Rational design of glass fiber reinforced epoxy resin with thermal conductivity but electrical insulation through a multi-level network

Abstract

The issue of heat accumulation brought about by the high level of integration of high-power electronic structures or devices has emerged as a significant threat to the safe and reliable operation of the devices. Unfortunately, the inherently low thermal conductivity of conventional glass fiber reinforced epoxy polymers (GFRP), which are the main materials for supporting and connecting the substrates of electronic devices, can no longer fulfill the demand for efficient heat dissipation in devices. Here, we propose a one-dimensional/two-dimensional (1D/2D) “line-plane” bridging structure building strategy of the fillers to successfully prepare modified GFRP with both excellent thermal conductivity and electrical insulation properties. Through the “line-plane” structural effect between sintered carbon nanotubes-borocarbonitride coaxial tubes (CNTs@BCN) pretreated with dopamine and boron nitride (BN) assembled on glass fiber cloth by van der Waals forces, long-range ordered phonon transport paths are constructed while electron transport is effectively suppressed.
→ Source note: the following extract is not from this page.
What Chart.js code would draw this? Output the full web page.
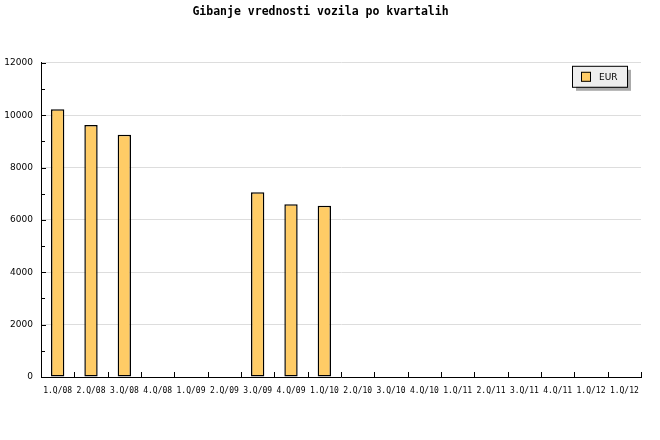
<!DOCTYPE html>
<html>
<head>
<meta charset="utf-8">
<script src="https://cdn.jsdelivr.net/npm/chart.js@4.4.0/dist/chart.umd.min.js"></script>
<style>
  body { margin: 0; background: #fff; }
  canvas { display: block; }
</style>
</head>
<body>
<canvas id="chart1" width="660" height="440"></canvas>
<script>

var naslov = "Gibanje vrednosti vozila po kvartalih";

var kvartali = ['1.Q/08', '2.Q/08', '3.Q/08', '4.Q/08', '1.Q/09', '2.Q/09',
                '3.Q/09', '4.Q/09', '1.Q/10', '2.Q/10', '3.Q/10', '4.Q/10',
                '1.Q/11', '2.Q/11', '3.Q/11', '4.Q/11', '1.Q/12', '1.Q/12'];

var vrednosti = [10230, 9620, 9250, null, null, null,
                 7060, 6600, 6540, null, null, null,
                 null, null, null, null, null, null];

var oznaka = "EUR";

var yMin = 0;
var yMax = 12000;
var yKorak = 2000;
var yMaliKorak = 1000;


// tick marks drawn inward, plus the boxed legend with shadow
var oznakePlugin = {
  id: 'oznake',
  afterDraw: function(chart) {
    var ctx = chart.ctx;
    var x = chart.scales.x;
    var y = chart.scales.y;
    var area = chart.chartArea;

    ctx.save();
    ctx.strokeStyle = '#000';
    ctx.lineWidth = 1;
    ctx.beginPath();
    for (var v = y.min; v <= y.max; v += yMaliKorak) {
      var py = Math.round(y.getPixelForValue(v)) + 0.5;
      var len = (v % yKorak == 0) ? 5 : 4;
      ctx.moveTo(area.left, py);
      ctx.lineTo(area.left + len, py);
    }
    for (var i = 1; i <= kvartali.length; i++) {
      var px = Math.round(x.getPixelForValue(i - 0.5)) + 0.5;
      ctx.moveTo(px, area.bottom);
      ctx.lineTo(px, area.bottom - 5);
    }
    ctx.stroke();

    // legenda
    var bx = area.right - 69;
    var by = area.top + 3;
    var bw = 55;
    var bh = 21;
    ctx.fillStyle = '#aaaaaa';
    ctx.fillRect(bx + 4, by + 4, bw, bh);
    ctx.fillStyle = '#eeeeee';
    ctx.fillRect(bx, by, bw, bh);
    ctx.strokeStyle = '#000';
    ctx.strokeRect(bx + 0.5, by + 0.5, bw, bh);

    var ds = chart.data.datasets[0];
    ctx.fillStyle = ds.backgroundColor;
    ctx.fillRect(bx + 9, by + 6, 10, 10);
    ctx.strokeRect(bx + 9.5, by + 6.5, 9, 9);

    ctx.fillStyle = '#000';
    ctx.font = '9px "DejaVu Sans"';
    ctx.textBaseline = 'middle';
    ctx.fillText(ds.label, bx + 27, by + 11.5);
    ctx.restore();
  }
};


const ctx1 = document.getElementById('chart1').getContext('2d');
const chart1 = new Chart(ctx1, {
  type: 'bar',
  data: {
    labels: kvartali,
    datasets: [
      {
        label: oznaka,
        data: vrednosti,
        backgroundColor: '#ffcc66',
        borderColor: '#000000',
        borderWidth: 1.5,
        borderSkipped: false,
        categoryPercentage: 1.0,
        barPercentage: 0.4
      }
    ]
  },
  options: {
    responsive: false,
    animation: false,
    layout: {
      padding: { left: 0, right: 19, top: 0, bottom: 0 }
    },
    plugins: {
      legend: { display: false },
      tooltip: { enabled: false },
      title: {
        display: true,
        text: naslov,
        color: '#000',
        font: { family: '"DejaVu Sans Mono"', size: 11.5, weight: 'bold' },
        padding: { top: 5, bottom: 44 }
      }
    },
    scales: {
      x: {
        grid: { display: false, drawTicks: false },
        border: { display: true, color: '#000' },
        ticks: {
          color: '#000',
          padding: 9,
          maxRotation: 0,
          autoSkip: false,
          font: { family: '"DejaVu Sans Mono"', size: 8 }
        },
        afterFit: function(scale) { scale.height = 63; }
      },
      y: {
        min: yMin,
        max: yMax,
        grid: { color: '#dddddd', drawTicks: false },
        border: { display: true, color: '#000' },
        ticks: {
          stepSize: yKorak,
          color: '#000',
          padding: 8,
          font: { family: '"DejaVu Sans"', size: 9 },
          callback: function(value) { return value + ''; }
        },
        afterFit: function(scale) { scale.width = 41; }
      }
    }
  },
  plugins: [oznakePlugin]
});

</script>
</body>
</html>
GFRP with bridging structure has obtained an astonishing thermal conductivity of 1.69 W/mK, which is 445.2 % higher than that of pure GFRP, while maintaining excellent electrical insulation performance (breakdown strength of 38.2 kV/mm). In addition, the mechanical properties of the composites are also satisfactory. This research broadens the approach to the design of high thermal conductivity electrical insulation glass fiber reinforced epoxy composites and provides a promising avenue for the development of high-performance electronic packaging materials.